The following illustrations were drawn for A Chapter of Adventures (1890) by G. A. Henty. These were wood-cuts,[5]:215 and Newbolt suggests that Overend did his own engraving for the woodcuts he did for Blackie.[5]:202

Example of book illustration for adult fiction

Overend illustrated not only juvenile fiction, but also books for adults, such as George Smith's campaigning book about the treatment of Gypsies[note 8] or William Clark Russell's novel A Strange Elopement (1892) in which a young man carries off, in mid-ocean, a young woman from the custody of the most truculent and vigilant of fathers.[49] This had first appeared as a serial in The English Illustrated Magazine, starting with the October 1891 edition.[50]

Death

Overend died at his residence, 17 Southampton Street (now named Conway Street),[51] Fitzroy Square, in London, on the evening of Friday, 18 March 1898.[52] The death certificate gave a number of causes of death including Locomotor ataxia which is often a symptom of tertiary syphilis. Other causes included Catarrh of the Bowels (diarrhoea), and Albuminuria, an indicator of kidney disease. His doctor stated that he had been suffering for ten years.[3]:309 The columnist on the Penny Illustrated Paper noted that Overend had never been strong since he injured his leg, and that he had complained of Catarrh of the Bowels the last time he had dropped a drawing off at the Illustrated London News.[53] He was buried on Wednesday, 23 March 1898 in Tottenham Cemetery. His estate was valued at over £3,000, a very respectable sum for the period.[54]

Assessment

Despite his early death "he did a prodigious amount of work in his comparatively short life".[5]:651 An obituary in the Army and Navy Gazette noted that "he was recognized as the foremost exponent of naval art, the only man who could at once satisfy his brother artists, the student of naval history, and the professional seaman . . . His knowledge of the detail of the old ships was unequalled, and his accuracy in matters naval, both archaeological and of the present day, was proverbial. Modest, unassuming, and amiable, no man was more cordially liked by his professional brethren, while the high appreciation in which he was held by those who cherish naval art and literature was shown by his election to the council of the Navy Records Society."
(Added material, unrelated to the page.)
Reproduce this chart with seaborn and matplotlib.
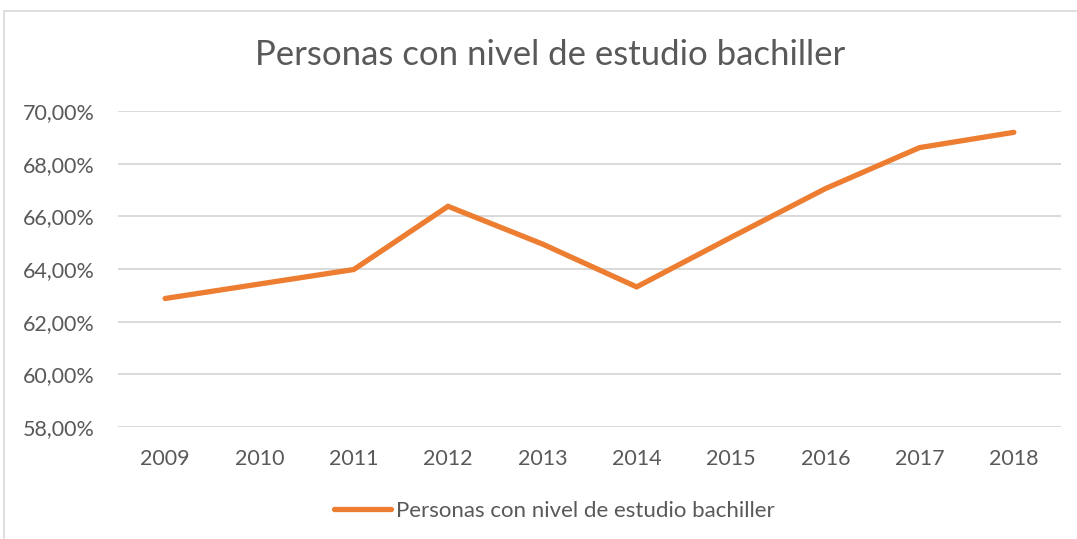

The headmaster of Charterhouse, twenty years after Overend left the school, wrote to him to request material for the Greyfriars magazine, produced by former pupils, and referred to him as "the most distinguished draughtsman the school had ever turned out." The Arts Club said of him: "A painter and black-and-white artist of great ability; held in affection by every member of the club."[55] This was not a graveside eulogy, but a description of him more than 20 years after his death.

Notes

  1. The Royal Museums Greenwich note that his second name is variously given as Heysham, Huysman, Heysman or Heysmann. However, his name if very clearly written Heysham on the Civil Registration Birth Index for Quarter four of 1851.
  2. His father died in 1875[8] and his mother returned to Lancashire where she was living with her sister in the 1881 census.
  3. Johnson and Greutzner list his exhibitions since 1880 as follows: one work at the Dudley Gallery and New Dudley Gallery, two works at the Glasgow Institute of the Fine Arts, one work at the Walker Art Gallery, Liverpool, nine works at the Royal Academy, and five works at the Royal Institute of Oil Painters.[11] These were in addition to the two oil paintings he had exhibited at the Royal Academy and the two oil paintings he had shown at Suffolk Street, the headquarters of the then Society of British Artists by 1880.[10]
  4. The enumerator seems to have added the words Sculptor to the profession or occupation. It appears that this was one of the standard occupations and one sees the same correction for other artists in the census.
  5. Admiral Porter and Admiral Farragut were adoptive brothers.
  6. The justification for the purchase was that:
    • The flagship was named for Hartford.
    • The Hartford Poet Harry Howard Brownell was featured in the painting
    • P. C. Kinney who had written the account of the battle was from Hartford and was featured in the painting.
  7. It is still on display in the Wadsworth.
  8. Gypsy life: Being an Account of Our Gipsies and Their Children (1880). London: Haughton and Co. 344 pages. Illustrated by W. H. Overend and others.